Individual Neglect of the Charismata
Second, individual believers can neglect the gifts. Paul told Timothy, “Do not neglect the spiritual gift you received through the prophecy spoken over you when the elders of the church laid their hands on you” (1 Tim 4:14). Although this likely speaks of something that we would today call ordination, the principle should apply to any gift the Holy Spirit gives you.
Way of Neglect
How can we neglect a gift of the Spirit? Several potential patterns of neglect come to mind.
- You could occasionally use the gifts you have, and only in a half-hearted manner, and eventually cease using it altogether. For example, rather than speaking “as though God himself were speaking through you” (1 Pet 4:11), you could begin to rely only on human effort.
- You could lapse into mere professionalism as a teacher and preacher.
- You could depend upon your own experience and knowledge rather than offering a genuine word of wisdom or knowledge.
- You could rely on a critical spirit rather than the discerning power of the Holy Spirit himself when assessing other’s words and deeds.
- You could even become practiced in delivering something that sounds like a message in tongues or a prophecy, but is only your own habitual free-vocalizing instead of tongues or something coming from your own heart rather than from the heavenly throne room.
- If you have one of the other gifts, you could just weary in well-doing, rather than doing it “with all the strength and energy that God supplies” (1 Pet 4:11).
- You could become lazy and quit serving and helping, you could become harsh rather than merciful and encouraging, and stingy rather than generous in giving.
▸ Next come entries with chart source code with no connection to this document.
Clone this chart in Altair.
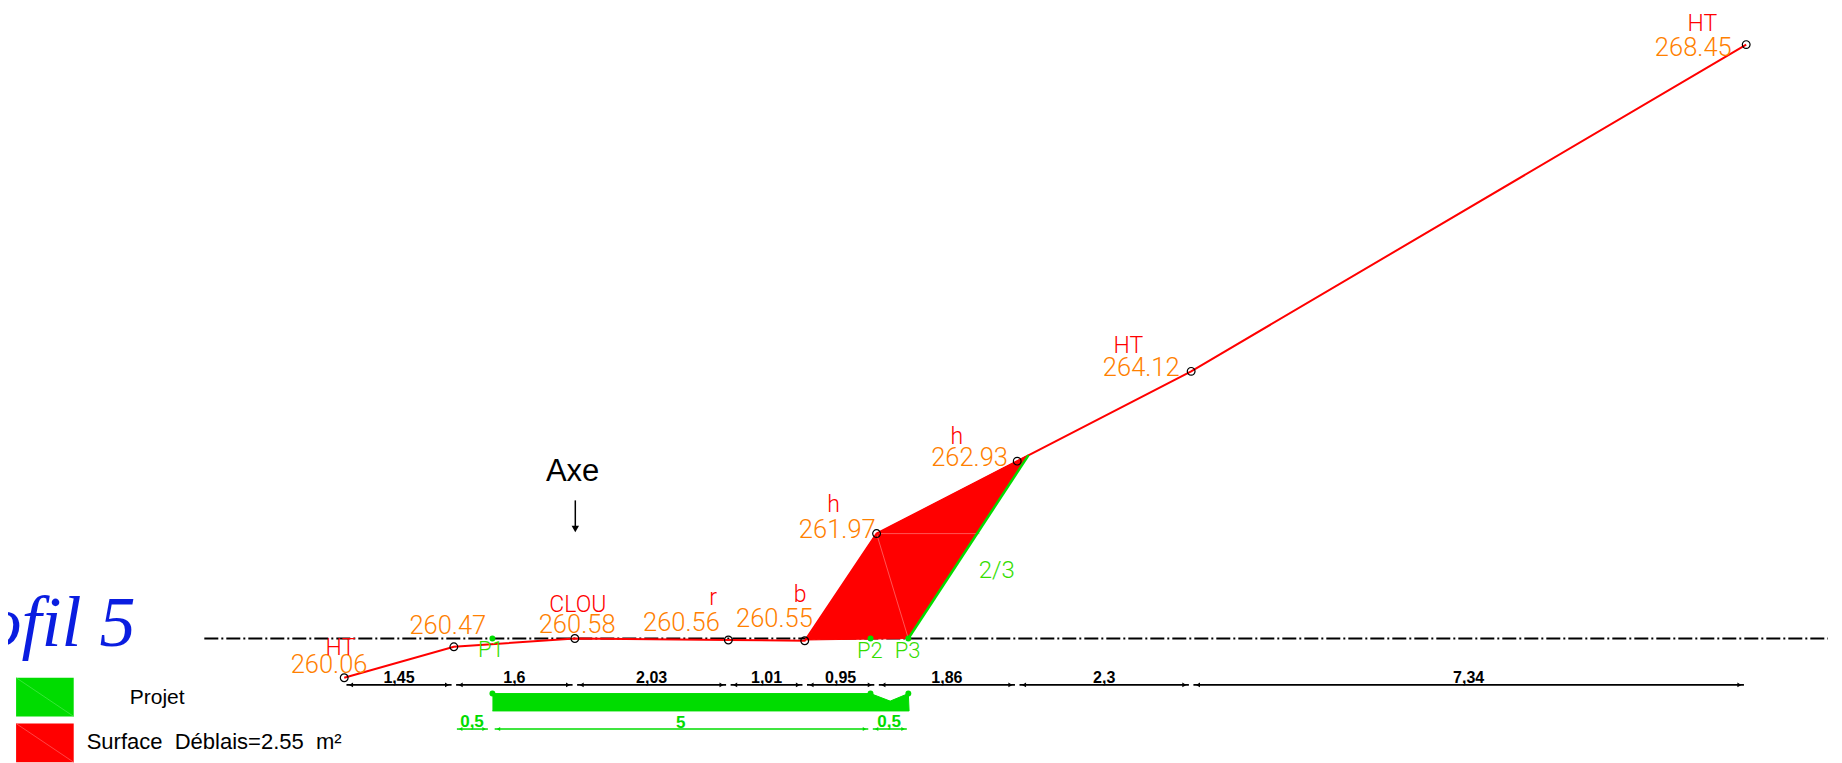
import altair as alt
import pandas as pd

# ---- survey data (metres) ----
spans = [1.45, 1.6, 2.03, 1.01, 0.95, 1.86, 2.3, 7.34]
span_labels = ["1,45", "1,6", "2,03", "1,01", "0,95", "1,86", "2,3", "7,34"]
elevations = [260.06, 260.47, 260.58, 260.56, 260.55, 261.97, 262.93, 264.12, 268.45]
elev_labels = ["260.06", "260.47", "260.58", "260.56", "260.55", "261.97", "262.93", "264.12", "268.45"]
stations = [0.0]
for s in spans:
    stations.append(round(stations[-1] + s, 2))

# text placement in drawing units
elev_text_x = [-0.20, 1.37, 3.08, 4.46, 5.69, 6.52, 8.27, 10.54, 17.84]
elev_text_y = [260.23, 260.74, 260.76, 260.79, 260.84, 262.02, 262.97, 264.17, 268.41]
code_labels = ["HT", "CLOU", "r", "b", "h", "h", "HT", "HT"]
code_text_x = [-0.05, 3.09, 4.88, 6.03, 6.47, 8.10, 10.37, 17.96]
code_text_y = [260.45, 261.02, 261.12, 261.15, 262.35, 263.25, 264.45, 268.72]

axis_level = 260.58
axis_from, axis_to = -1.85, 19.62
dim_level = 259.965
green_dim_level = 259.38

# project
p_names = ["P1", "P2", "P3"]
p_x = [1.96, 6.96, 7.46]
p_label_y = [260.43, 260.41, 260.42]
p_label_x = [1.94, 6.95, 7.45]
toe_x, toe_y = 9.05, 263.01
proj_x = [1.96, 6.96, 7.22, 7.46, 7.47, 1.96]
proj_y = [259.85, 259.85, 259.75, 259.85, 259.62, 259.62]
green_dims = [(1.49, 1.90, "0,5"), (1.99, 6.93, "5"), (6.99, 7.44, "0,5")]
green_dim_text_x = [1.69, 4.45, 7.205]
green_dim_text_y = [259.47, 259.46, 259.47]

# cut surface
cut_x = [6.11, 7.04, 9.05, 7.46, 6.11]
cut_y = [260.56, 261.97, 263.01, 260.58, 260.56]
inner_lines = [((7.04, 261.97), (7.46, 260.58)), ((7.04, 261.97), (8.40, 261.97))]

X_DOMAIN = [-4.446, 19.701]
Y_DOMAIN = [258.93, 268.935]
W, H = 1826, 755
x_s = alt.Scale(domain=X_DOMAIN, range=[0, W], nice=False, zero=False)
y_s = alt.Scale(domain=Y_DOMAIN, range=[H, 0], nice=False, zero=False)
X = alt.X("x:Q", scale=x_s, axis=None)
Y = alt.Y("y:Q", scale=y_s, axis=None)

RED = "#ff0000"
GREEN = "#00dc00"
ORANGE = "#ff8000"
LGREEN = "#33dd00"
FONT = "Liberation Sans"
CAD_FONT = "Roboto"


def line(xs, ys, **kw):
    df = pd.DataFrame({"x": xs, "y": ys, "i": range(len(xs))})
    return alt.Chart(df).mark_line(**kw).encode(x=X, y=Y, order="i:Q")


def texts(xs, ys, labels, **kw):
    df = pd.DataFrame({"x": xs, "y": ys, "t": labels})
    base = dict(font=FONT, baseline="middle", align="center")
    base.update(kw)
    return alt.Chart(df).mark_text(**base).encode(x=X, y=Y, text="t:N")


def dots(xs, ys, **kw):
    df = pd.DataFrame({"x": xs, "y": ys})
    return alt.Chart(df).mark_point(**kw).encode(x=X, y=Y)


layers = []
# centre line
layers.append(line([axis_from, axis_to], [axis_level, axis_level], color="#000000",
                   strokeWidth=2, strokeDash=[14, 3, 2, 3]))
# cut polygon
layers.append(line(cut_x, cut_y, color=RED, fill=RED, strokeWidth=1))
for a, b in inner_lines:
    layers.append(line([a[0], b[0]], [a[1], b[1]], color="#ff6a6a", strokeWidth=0.8))
# terrain
layers.append(line(stations, elevations, color=RED, strokeWidth=2))
# slope
layers.append(line([p_x[2], toe_x], [axis_level, toe_y], color=GREEN, strokeWidth=2.5))
# survey points
layers.append(dots(stations, elevations, shape="circle", size=60, filled=False,
                   color="#000000", strokeWidth=1.2, opacity=1))
# project body
layers.append(line(proj_x, proj_y, color=GREEN, fill=GREEN, strokeWidth=1))
layers.append(dots(p_x, [axis_level] * 3, shape="circle", size=35, filled=True, color=GREEN, opacity=1))
layers.append(dots(p_x, [259.85] * 3, shape="circle", size=35, filled=True, color=GREEN, opacity=1))

# black dimension chain
for i in range(len(spans)):
    a, b = stations[i] + 0.03, stations[i + 1] - 0.03
    layers.append(line([a, b], [dim_level, dim_level], color="#000000", strokeWidth=1.6))
    layers.append(dots([a + 0.06], [dim_level], shape="triangle-left", size=22, filled=True, color="#000000", opacity=1))
    layers.append(dots([b - 0.06], [dim_level], shape="triangle-right", size=22, filled=True, color="#000000", opacity=1))
layers.append(texts([(stations[i] + stations[i + 1]) / 2 for i in range(len(spans))],
                    [dim_level + 0.095] * len(spans), span_labels,
                    fontSize=16, fontWeight="bold", color="#000000"))

# green dimension chain
for a, b, _ in green_dims:
    layers.append(line([a, b], [green_dim_level, green_dim_level], color=GREEN, strokeWidth=1.5))
    layers.append(dots([a + 0.05], [green_dim_level], shape="triangle-left", size=16, filled=True, color=GREEN, opacity=1))
    layers.append(dots([b - 0.05], [green_dim_level], shape="triangle-right", size=16, filled=True, color=GREEN, opacity=1))
layers.append(texts(green_dim_text_x, green_dim_text_y, [d[2] for d in green_dims],
                    fontSize=17, color=GREEN, fontWeight="bold"))

# labels
layers.append(texts(elev_text_x, elev_text_y, elev_labels, fontSize=25.5, color=ORANGE,
                    font=CAD_FONT, fontWeight=300))
layers.append(texts(code_text_x, code_text_y, code_labels, fontSize=23, color=RED,
                    font=CAD_FONT, fontWeight=300))
layers.append(texts(p_label_x, p_label_y, p_names, fontSize=22, color=LGREEN,
                    font=CAD_FONT, fontWeight=300))
layers.append(texts([8.63], [261.47], ["2/3"], fontSize=24, color=LGREEN,
                    font=CAD_FONT, fontWeight=300))

# axis marker
layers.append(line([3.056, 3.056], [262.41, 262.05], color="#000000", strokeWidth=1.5))
layers.append(dots([3.056], [262.03], shape="triangle-down", size=55, filled=True, color="#000000", opacity=1))
layers.append(texts([3.02], [262.78], ["Axe"], fontSize=31, color="#000000"))

# legend
legend_x = (-4.339, -3.577)
for y1, y2, col, diag in [(260.06, 259.547, GREEN, "#44e844"), (259.453, 258.94, RED, "#ff5555")]:
    df = pd.DataFrame({"x": [legend_x[0]], "x2": [legend_x[1]], "y": [y1], "y2": [y2]})
    layers.append(alt.Chart(df).mark_rect(color=col).encode(x=X, x2="x2:Q", y=Y, y2="y2:Q"))
    layers.append(line(list(legend_x), [y1, y2], color=diag, strokeWidth=0.8))
layers.append(texts([-2.473], [259.796], ["Projet"], fontSize=21, color="#000000"))
layers.append(texts([-3.406], [259.205], ["Surface\u00a0\u00a0Déblais=2.55\u00a0\u00a0m²"], fontSize=22,
                    align="left", color="#000000"))

# title, cut by the page edge as in the drawing
layers.append(texts([-2.76], [260.77], ["Profil 5"], font="Liberation Serif", fontStyle="italic",
                    fontSize=72, align="right", color="#0a1de0"))

chart = alt.layer(*layers).properties(
    width=W, height=H, padding=0, autosize=alt.AutoSizeParams(type="none"), background="#ffffff"
).configure_view(strokeWidth=0)

chart.save("out.html", embed_options={"renderer": "svg", "actions": False})
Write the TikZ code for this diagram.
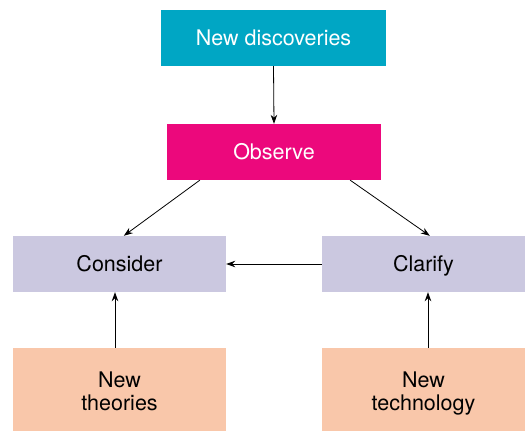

You could opt out of roles of leadership and administration, justifying yourself with the excuse, “I think we should give someone else a chance.”
- You could even allow your faith to wane so that God could no longer use you to stir up the faith of others or to pray for healings and miracles that others need.
Coveting & Exercising Spiritual Gifts
- For neglect attributed to any idea that the gifts have ceased, the solution is to “earnestly desire the most helpful gifts” once you’ve learned that they do indeed continue (1 Cor 12:31).
- For neglect rooted in apathy, the remedy is to “practice these things, immerse yourself in them” (1 Tim 4:14–15).
I hope this teaching will stir up what lies dormant, neglected, or even devalued for the sake of the church’s edification. A church that has these twenty gifts operating in its various members will thrive under the pastoral care of the Holy Spirit himself. As God himself speaks through you (1 Pet 4:11), as the God of all comfort consoles through your words and deeds, as the Lord of the church leads through your pastoral and administrative gifts, as the Great Physician offers healing through your hands, Christ is present among us.
And this brings us back to the Christ-glorifying church, edifying purpose of these gifts. All of this should be done to glorify Jesus Christ, to edify the church, and to bear witness to the lost.